§ **WHAT TO DO**: From the first line of the data down to and including the line with "from matplotlib.ticker import", copy everything exactly, leaving out pictures.

§ **INFORMATION SHOWN**:

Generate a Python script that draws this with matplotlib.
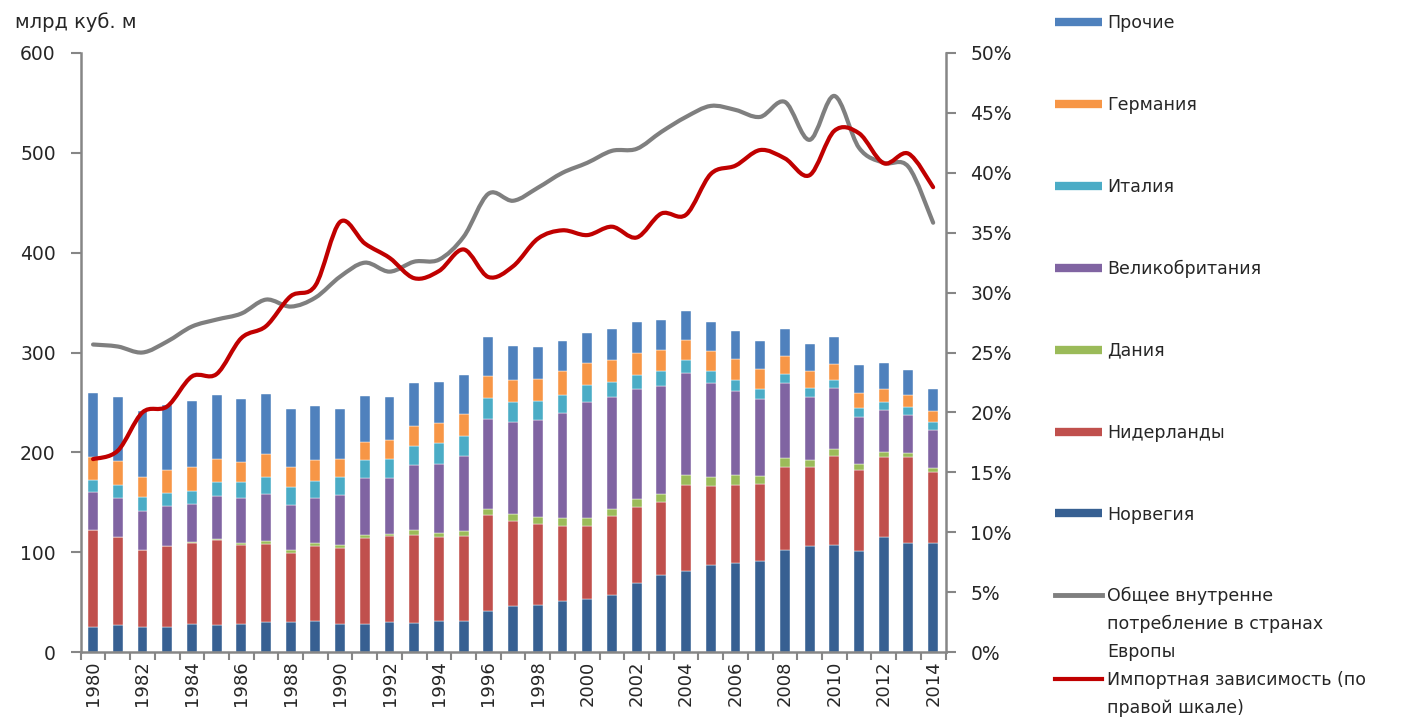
import numpy as np
import matplotlib
matplotlib.use("Agg")
import matplotlib.pyplot as plt
from matplotlib.lines import Line2D
from matplotlib.path import Path
from matplotlib.patches import PathPatch
from matplotlib.ticker import PercentFormatter

plt.rcParams['font.family'] = ['DejaVu Sans']

years = list(range(1980, 2015))

norway = [25, 27, 25, 25, 28, 27, 28, 30, 30, 31,
          28, 28, 30, 29, 31, 31, 41, 46, 47, 51,
          53, 57, 69, 77, 81, 87, 89, 91, 102, 106,
          107, 101, 115, 109, 109]
netherlands = [97, 88, 77, 81, 81, 85, 79, 78, 69, 75,
               76, 86, 86, 88, 84, 85, 96, 85, 81, 75,
               73, 79, 76, 73, 86, 79, 78, 77, 83, 79,
               89, 81, 80, 86, 71]
denmark = [0, 0, 0, 0, 1.5, 1, 2.5, 3, 3, 3.5,
           3.5, 3, 2.5, 5, 4.5, 5.5, 6.3, 7.6, 7.7, 8,
           8, 7.6, 8.7, 8, 10, 9.4, 10, 8.6, 9.6, 7.6,
           7.6, 6.7, 5.3, 4.3, 4.4]
uk = [38, 39, 39, 40, 38, 43, 45, 47, 45, 45,
      50, 57, 56, 65, 69, 75, 90, 92, 97, 105,
      116, 112, 110, 108, 102, 94, 84, 77, 75, 63,
      61, 47, 42, 38, 38]
italy = [12, 13, 14, 13, 13, 14, 16, 17, 18, 17,
         18, 18, 19, 19, 21, 20, 21, 20, 19, 18,
         17, 15, 14, 15, 13, 12, 11, 10, 9, 9,
         8, 9, 8, 8, 8]
germany = [23, 24, 20, 23, 24, 23, 20, 23, 20, 21,
           18, 18, 19, 20, 20, 22, 22, 22, 22, 24,
           22, 22, 22, 22, 21, 20, 21, 20, 18, 17,
           16, 15, 13, 12, 11]
others = [64, 64, 66, 65, 66, 64, 63, 60, 58, 54,
          50, 46, 43, 43, 41, 39, 39, 34, 32, 31,
          31, 31, 31, 30, 29, 29, 29, 28, 27, 27,
          27, 28, 26, 25, 22]

consumption = [308, 306, 300, 311, 326, 333, 339, 353, 346, 355,
               376, 390, 381, 391, 393, 416, 459, 452, 465, 480,
               490, 502, 504, 521, 536, 547, 543, 536, 551, 513,
               557, 505, 490, 486, 430]
import_dep = [16.1, 16.8, 20.0, 20.5, 23.0, 23.2, 26.2, 27.2, 29.7, 30.6,
              35.9, 34.1, 32.9, 31.2, 31.8, 33.6, 31.3, 32.2, 34.5, 35.2,
              34.8, 35.5, 34.6, 36.6, 36.5, 39.9, 40.6, 41.9, 41.2, 39.8,
              43.5, 43.3, 40.8, 41.6, 38.8]

series = [
    ("Норвегия", norway, "#376092"),
    ("Нидерланды", netherlands, "#C0504D"),
    ("Дания", denmark, "#9BBB59"),
    ("Великобритания", uk, "#8064A2"),
    ("Италия", italy, "#4BACC6"),
    ("Германия", germany, "#F79646"),
    ("Прочие", others, "#4F81BD"),
]
grey_lines = ["Общее внутренне", "потребление в странах", "Европы"]
red_lines = ["Импортная зависимость (по", "правой шкале)"]
grey_c = "#7F7F7F"
red_c = "#C00000"
axis_c = "#868686"
text_c = "#262626"

W, H = 1404, 717
fig = plt.figure(figsize=(W / 100, H / 100), dpi=100)
ax = fig.add_axes([80.7 / W, (H - 652) / H, (945.5 - 80.7) / W, (652 - 53) / H])
x = np.arange(len(years))

bottom = np.zeros(len(years))
for name, vals, col in series:
    v = np.array(vals, dtype=float)
    ax.bar(x, v, 0.4, bottom=bottom, color=col, edgecolor="white", linewidth=0.3, zorder=2)
    bottom += v


def smooth_path(xs, ys):
    xs = np.asarray(xs, float)
    ys = np.asarray(ys, float)
    pts = np.column_stack([xs, ys])
    n = len(pts)
    verts = [pts[0]]
    codes = [Path.MOVETO]
    for i in range(n - 1):
        p0 = pts[i - 1] if i > 0 else pts[i]
        p1 = pts[i]
        p2 = pts[i + 1]
        p3 = pts[i + 2] if i + 2 < n else pts[i + 1]
        c1 = p1 + (p2 - p0) / 6.0
        c2 = p2 - (p3 - p1) / 6.0
        verts += [c1, c2, p2]
        codes += [Path.CURVE4] * 3
    return Path(verts, codes)


ax.add_patch(PathPatch(smooth_path(x, consumption), fill=False, edgecolor=grey_c,
                       linewidth=3.0, capstyle="round", joinstyle="round", zorder=3))

ax.set_xlim(-0.5, len(years) - 0.5)
ax.set_ylim(0, 600)
ax.set_yticks(range(0, 601, 100))
ax.set_xticks(x[::2])
ax.set_xticklabels([str(y) for y in years[::2]], rotation=90, fontsize=13, color=text_c)
ax.set_xticks(np.arange(-0.5, len(years), 1), minor=True)
ax.tick_params(axis="x", which="major", length=0, pad=6)
ax.tick_params(axis="x", which="minor", length=6, color=axis_c, width=1.5)
ax.tick_params(axis="y", length=7, color=axis_c, width=1.5, labelsize=13.5, labelcolor=text_c, pad=11)

ax2 = ax.twinx()
ax2.add_patch(PathPatch(smooth_path(x, import_dep), fill=False, edgecolor=red_c,
                        linewidth=3.0, capstyle="round", joinstyle="round", zorder=3))
ax2.set_ylim(0, 50)
ax2.set_yticks(range(0, 51, 5))
ax2.yaxis.set_major_formatter(PercentFormatter(decimals=0))
ax2.tick_params(axis="y", length=7, color=axis_c, width=1.5, labelsize=13.5, labelcolor=text_c, pad=11)

for a in (ax, ax2):
    a.spines["top"].set_visible(False)
    for s in ("left", "right", "bottom"):
        a.spines[s].set_color(axis_c)
        a.spines[s].set_linewidth(1.8)
ax.spines["right"].set_visible(False)
ax2.spines["left"].set_visible(False)
ax2.spines["bottom"].set_visible(False)

fig.text(15 / W, 1 - 22 / H, "млрд куб. м", fontsize=14, color=text_c, va="center", ha="left")

LFS = 12.5
handles = [Line2D([], [], color=col, linewidth=6, solid_capstyle="butt") for _, _, col in reversed(series)]
labels = [name for name, _, _ in reversed(series)]
leg1 = fig.legend(handles, labels, loc="upper left", bbox_to_anchor=(1055 / W, 1 - 14 / H),
                  frameon=False, fontsize=LFS, handlelength=2.7, handletextpad=0.3,
                  labelspacing=3.68, borderpad=0, borderaxespad=0)

blank = Line2D([], [], linestyle="none")
h2 = [Line2D([], [], color=grey_c, linewidth=3.5), blank, blank,
      Line2D([], [], color=red_c, linewidth=3), blank]
l2 = grey_lines + red_lines
leg2 = fig.legend(h2, l2, loc="upper left", bbox_to_anchor=(1055 / W, 1 - 587 / H),
                  frameon=False, fontsize=LFS, handlelength=2.7, handletextpad=0.3,
                  labelspacing=0.57, borderpad=0, borderaxespad=0)
for lg in (leg1, leg2):
    for t in lg.get_texts():
        t.set_color(text_c)

fig.savefig("out.png", dpi=100)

§ **REPLY TO THE EXERCISE**:
Generate a Python script that draws this with matplotlib.
import numpy as np
import matplotlib
matplotlib.use("Agg")
import matplotlib.pyplot as plt
from matplotlib.lines import Line2D
from matplotlib.path import Path
from matplotlib.patches import PathPatch
from matplotlib.ticker import PercentFormatter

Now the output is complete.